Friday’s Forgotten Book: Cross Purposes (1976) by Henry Cecil

I tried out Cecil’s work earlier this year and decided I definitely wanted to try more by him. So of course it has taken months for me to get around to it. But I’m here at last! The first part of today’s read introduces the reader to a middle aged librarian called Douglas Barton, who is struggling to make ends meet, whilst maintaining the “essentials” of life. Early on his path crosses with a newly released prisoner, Edwards Livermore, who has been put away many times for fraud. He is keen to start afresh and is even keener that his new life should include Barton and his family.

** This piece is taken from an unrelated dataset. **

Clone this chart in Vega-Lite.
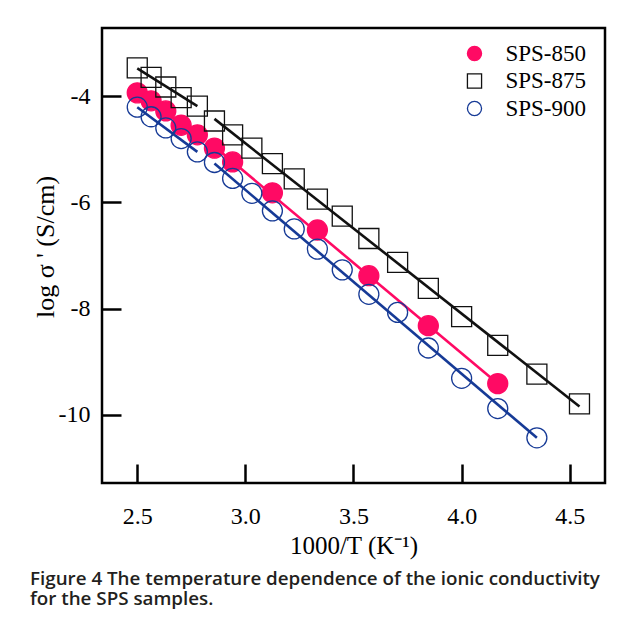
{
  "$schema": "https://vega.github.io/schema/vega-lite/v6.json",
  "width": 503,
  "height": 455,
  "autosize": "none",
  "padding": {"left": 102, "top": 28, "right": 24, "bottom": 141},
  "background": "white",
  "config": {
    "view": {"stroke": "black", "strokeWidth": 2.5},
    "font": "Liberation Serif",
    "axis": {
      "domain": false,
      "grid": false,
      "tickColor": "black",
      "tickWidth": 2.5,
      "tickSize": -19,
      "labelFont": "Liberation Serif",
      "labelFontSize": 24,
      "labelColor": "black",
      "titleFont": "Liberation Serif",
      "titleFontSize": 25,
      "titleFontWeight": "normal",
      "titleColor": "black"
    }
  },
  "title": {
    "text": ["Figure 4 The temperature dependence of the ionic conductivity", "for the SPS samples."],
    "orient": "bottom",
    "anchor": "start",
    "frame": "group",
    "align": "left",
    "dx": -72,
    "offset": 12,
    "font": "Open Sans",
    "fontSize": 18.8,
    "fontWeight": 600,
    "color": "#231f20",
    "lineHeight": 20
  },
  "datasets": {
    "pts": [
      {"series": "SPS-850", "x": 2.5, "y": -3.94},
      {"series": "SPS-850", "x": 2.564, "y": -4.09},
      {"series": "SPS-850", "x": 2.632, "y": -4.28},
      {"series": "SPS-850", "x": 2.703, "y": -4.55},
      {"series": "SPS-850", "x": 2.778, "y": -4.73},
      {"series": "SPS-850", "x": 2.857, "y": -4.98},
      {"series": "SPS-850", "x": 2.941, "y": -5.24},
      {"series": "SPS-850", "x": 3.125, "y": -5.82},
      {"series": "SPS-850", "x": 3.333, "y": -6.52},
      {"series": "SPS-850", "x": 3.571, "y": -7.38},
      {"series": "SPS-850", "x": 3.846, "y": -8.32},
      {"series": "SPS-850", "x": 4.167, "y": -9.41},
      {"series": "SPS-875", "x": 2.5, "y": -3.47},
      {"series": "SPS-875", "x": 2.564, "y": -3.65},
      {"series": "SPS-875", "x": 2.632, "y": -3.83},
      {"series": "SPS-875", "x": 2.703, "y": -4.03},
      {"series": "SPS-875", "x": 2.778, "y": -4.19},
      {"series": "SPS-875", "x": 2.857, "y": -4.47},
      {"series": "SPS-875", "x": 2.941, "y": -4.73},
      {"series": "SPS-875", "x": 3.03, "y": -4.98},
      {"series": "SPS-875", "x": 3.125, "y": -5.27},
      {"series": "SPS-875", "x": 3.226, "y": -5.56},
      {"series": "SPS-875", "x": 3.333, "y": -5.94},
      {"series": "SPS-875", "x": 3.448, "y": -6.26},
      {"series": "SPS-875", "x": 3.571, "y": -6.68},
      {"series": "SPS-875", "x": 3.704, "y": -7.13},
      {"series": "SPS-875", "x": 3.846, "y": -7.62},
      {"series": "SPS-875", "x": 4.0, "y": -8.15},
      {"series": "SPS-875", "x": 4.167, "y": -8.69},
      {"series": "SPS-875", "x": 4.348, "y": -9.23},
      {"series": "SPS-875", "x": 4.545, "y": -9.79},
      {"series": "SPS-900", "x": 2.5, "y": -4.21},
      {"series": "SPS-900", "x": 2.564, "y": -4.39},
      {"series": "SPS-900", "x": 2.632, "y": -4.6},
      {"series": "SPS-900", "x": 2.703, "y": -4.8},
      {"series": "SPS-900", "x": 2.778, "y": -5.05},
      {"series": "SPS-900", "x": 2.857, "y": -5.25},
      {"series": "SPS-900", "x": 2.941, "y": -5.55},
      {"series": "SPS-900", "x": 3.03, "y": -5.83},
      {"series": "SPS-900", "x": 3.125, "y": -6.16},
      {"series": "SPS-900", "x": 3.226, "y": -6.5},
      {"series": "SPS-900", "x": 3.333, "y": -6.88},
      {"series": "SPS-900", "x": 3.448, "y": -7.27},
      {"series": "SPS-900", "x": 3.571, "y": -7.73},
      {"series": "SPS-900", "x": 3.704, "y": -8.07},
      {"series": "SPS-900", "x": 3.846, "y": -8.74},
      {"series": "SPS-900", "x": 4.0, "y": -9.31},
      {"series": "SPS-900", "x": 4.167, "y": -9.88},
      {"series": "SPS-900", "x": 4.348, "y": -10.43}
    ],
    "fits": [
      {"series": "SPS-875", "seg": "a", "x": 2.5, "y": -3.48},
      {"series": "SPS-875", "seg": "a", "x": 2.778, "y": -4.19},
      {"series": "SPS-875", "seg": "b", "x": 2.857, "y": -4.43},
      {"series": "SPS-875", "seg": "b", "x": 4.545, "y": -9.84},
      {"series": "SPS-850", "seg": "a", "x": 2.5, "y": -3.94},
      {"series": "SPS-850", "seg": "a", "x": 2.778, "y": -4.73},
      {"series": "SPS-850", "seg": "b", "x": 2.857, "y": -4.95},
      {"series": "SPS-850", "seg": "b", "x": 4.167, "y": -9.41},
      {"series": "SPS-900", "seg": "a", "x": 2.5, "y": -4.21},
      {"series": "SPS-900", "seg": "a", "x": 2.778, "y": -5.05},
      {"series": "SPS-900", "seg": "b", "x": 2.857, "y": -5.27},
      {"series": "SPS-900", "seg": "b", "x": 4.348, "y": -10.43}
    ]
  },
  "layer": [
    {
      "data": {"name": "fits"},
      "mark": {"type": "line", "strokeWidth": 2.6},
      "encoding": {
        "x": {"field": "x", "type": "quantitative"},
        "y": {"field": "y", "type": "quantitative"},
        "detail": {"field": "seg"},
        "stroke": {"field": "series", "type": "nominal"}
      }
    },
    {
      "data": {"name": "pts"},
      "mark": {"type": "point", "filled": true, "size": 400, "strokeWidth": 1.3, "opacity": 1},
      "encoding": {
        "x": {
          "field": "x",
          "type": "quantitative",
          "scale": {"domain": [2.337, 4.663], "nice": false, "zero": false},
          "axis": {
            "values": [2.5, 3.0, 3.5, 4.0, 4.5],
            "labelExpr": "format(datum.value, '.1f')",
            "labelPadding": 40,
            "title": "1000/T (K⁻¹)",
            "titlePadding": 5
          }
        },
        "y": {
          "field": "y",
          "type": "quantitative",
          "scale": {"domain": [-11.28, -2.72], "nice": false, "zero": false},
          "axis": {
            "values": [-10, -8, -6, -4],
            "labelExpr": "'' + datum.value",
            "labelPadding": 31,
            "title": "log σ ' (S/cm)",
            "titleFontSize": 26,
            "titlePadding": 0,
            "titleY": 218.5
          }
        },
        "shape": {
          "field": "series",
          "type": "nominal",
          "scale": {"domain": ["SPS-850", "SPS-875", "SPS-900"], "range": ["circle", "square", "circle"]},
          "legend": {
            "title": null,
            "orient": "none",
            "legendX": 361,
            "legendY": 14,
            "padding": 0,
            "symbolSize": 200,
            "symbolStrokeWidth": 1.3,
            "labelFont": "Liberation Serif",
            "labelFontSize": 23,
            "labelColor": "black",
            "labelOffset": 19.5,
            "rowPadding": 3.5
          }
        },
        "fill": {
          "field": "series",
          "type": "nominal",
          "scale": {"domain": ["SPS-850", "SPS-875", "SPS-900"], "range": ["#ff0a64", "transparent", "transparent"]},
          "legend": {
            "title": null,
            "orient": "none",
            "legendX": 361,
            "legendY": 14,
            "padding": 0,
            "symbolSize": 200,
            "symbolStrokeWidth": 1.3,
            "labelFont": "Liberation Serif",
            "labelFontSize": 23,
            "labelColor": "black",
            "labelOffset": 19.5,
            "rowPadding": 3.5
          }
        },
        "stroke": {
          "field": "series",
          "type": "nominal",
          "scale": {"domain": ["SPS-850", "SPS-875", "SPS-900"], "range": ["#ff0a64", "#111111", "#163a96"]},
          "legend": {
            "title": null,
            "orient": "none",
            "legendX": 361,
            "legendY": 14,
            "padding": 0,
            "symbolSize": 200,
            "symbolStrokeWidth": 1.3,
            "labelFont": "Liberation Serif",
            "labelFontSize": 23,
            "labelColor": "black",
            "labelOffset": 19.5,
            "rowPadding": 3.5
          }
        }
      }
    }
  ]
}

Alarm bells will probably start ringing at this point, but he eventually worms his way in, just in time for when Douglas’ wife wins the football pools, gaining the top prize of £500,000. Having not ticked the no publicity box on the coupon, the Bartons are in for a barrage of begging requests, though this transpires to be the least of their new found difficulties…

Overall Thoughts

Looking back at my synopsis of the book I think I might have actually written it in such a way that it gives the impression that this is a much more interesting and action packed story than it actually is. To be honest, I was a bit disappointed in this book. It begins well and introduces a number of threads early on, but unfortunately the most interesting of these are never developed. I enjoyed how Douglas is introduced into the book through a hypothetical who’s who entry and I equally enjoyed the introduction of the scrounging neighbour, who knows they are struggling financially but continues to scrounge for the kick it gives him. Instead of interesting developments though, we get a very long look at what it is like to win a lot of money. Yet of course our well intentioned Bartons are not going to do anything exciting with this money, so despite Cecil having a good writing style, this picture of post win life soon begins to wear thin on the reader and our protagonists’ naivety becomes grating. Consequently the story lacks a lot of oomph in the middle. Near the end we get an unusual punch line but Cecil unfortunately undermines its impact by continuing the story for another 30 pages which brings this book to a sickly sweet end. So unfortunately my return to Cecil has not been a good one, but I don’t think I will give up on his work just yet.

Rating: 3.5/5


  1. If it’s any help, I enjoyed one or more of the law-practice Cecil books (the ones with “…In Law” in the title). I think they’re a little earlier?